Tuesday, November 2, 2010

Collection Report Oct 20, 2010

October 20th at Bay View beach in Saco, Maine brought a long-lost sight.
Sandpipers and their overlord
Which brought a smile to my face on a very chilly morning. When you spend each week scouring the world for the ugly, it's all the more crucial to notice the beautiful. Sometimes -- no, especially -- in places you least expect it.
Someone's collection of found art
Because we all know there's plenty of ugly to go around.

...

Hmm...

I was just about to do the fancy segue. You know -- first show a few pretty pictures, and then hit folks with the ugly; insert obligatory shots of trash on the beach, tug at heartstrings, yada yada yada. Then it occurred to me, this one time I don't want to do that. That's so predictable. There are plenty of other pages on the Flotsam Diaries choc-a-bloc with depressing imagery. So many. Today as I write this, the sun is just rising over the treetops. Our home is bathed in a golden glow, and the branches outside that aren't yet bare are aflame with their last hurrah of color -- coppers and rusts and vermillions.

This one collection report, my heart isn't into the ugly.

But this is still a collection report; so I'll at least post what I found. If briefly.

Zone N, 77 finds:
  • Building materials: 16 (fencing, asphalt chunks, brick bits, roofing tile bits)
  • Foam/Styrofoam: 10
  • Fishing misc.: 5 (shotgun shell wadding, bits of lobster trap coating, trap bumper)
  • Food-related plastics: 4
  • Food-related metal/glass: 1 (scrap of aluminum can)
  • Non-food/unknown plastics: 11
  • Cigarette filters/plastics: 23 (14 local + 9 "floaters")
  • Paper/wood: 1
  • Misc./unique: 6 (glove, chunk of wax, furniture fitting, gum, 2 bits rotted shoe leather)
Zone S, 43 finds:
  • Building materials: 17 (mostly fence slats and bits of asphalt)
  • Foam/Styrofoam: 11
  • Fishing misc.: 5 (lobster trap feeder plate, bit of rope, shotgun shell, 2 shell waddings)
  • Food-related plastics: 0
  • Food-related metal/glass: 1
  • Non-food/unknown plastics: 7
  • Cigarette filters/plastics: 0 (!!! a first)
  • Paper/wood: 1
  • Misc./unique: 1
All told, 120 more bits of trash to add to the list.
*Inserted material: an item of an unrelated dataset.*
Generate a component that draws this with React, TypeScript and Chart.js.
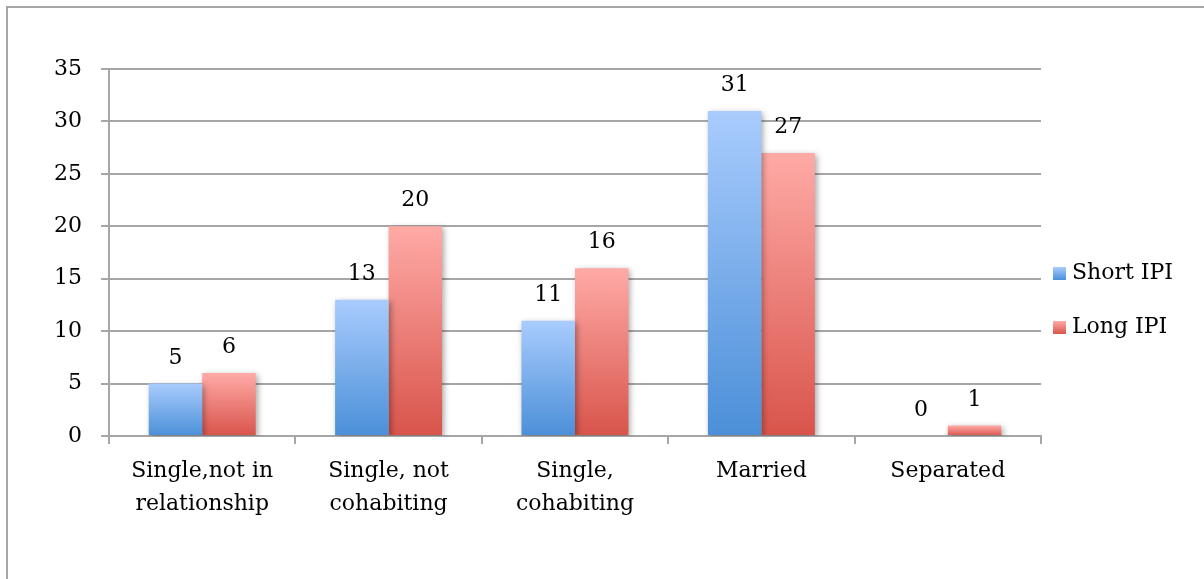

It's so easy to cross that line between caring about something and being consumed by it. I was a guy who saw trash on the beach, and now I'm a Flotsam Diarist. It's clear that we're creating a plastic world, and that tugs at me. But in my heart, I'm not an outraged activist. I've tried that suit on, and it doesn't fit. I'm a radical moderate, who just wants to leave the world better than he found it.

A parting picture.
Scoured sand
The winds of October have already begun to reclaim the beach and return it to the ocean. As they have since the dawn of time. Much of the loose top sand has already been scoured, leaving an older and harder layer exposed. Throughout the winter, the sand will move far offshore, one storm at a time, and the beach will sink and be scooped away. Then the tides of summer will again slowly deposit it back, one wave at a time.

This is a good world. We should keep it that way.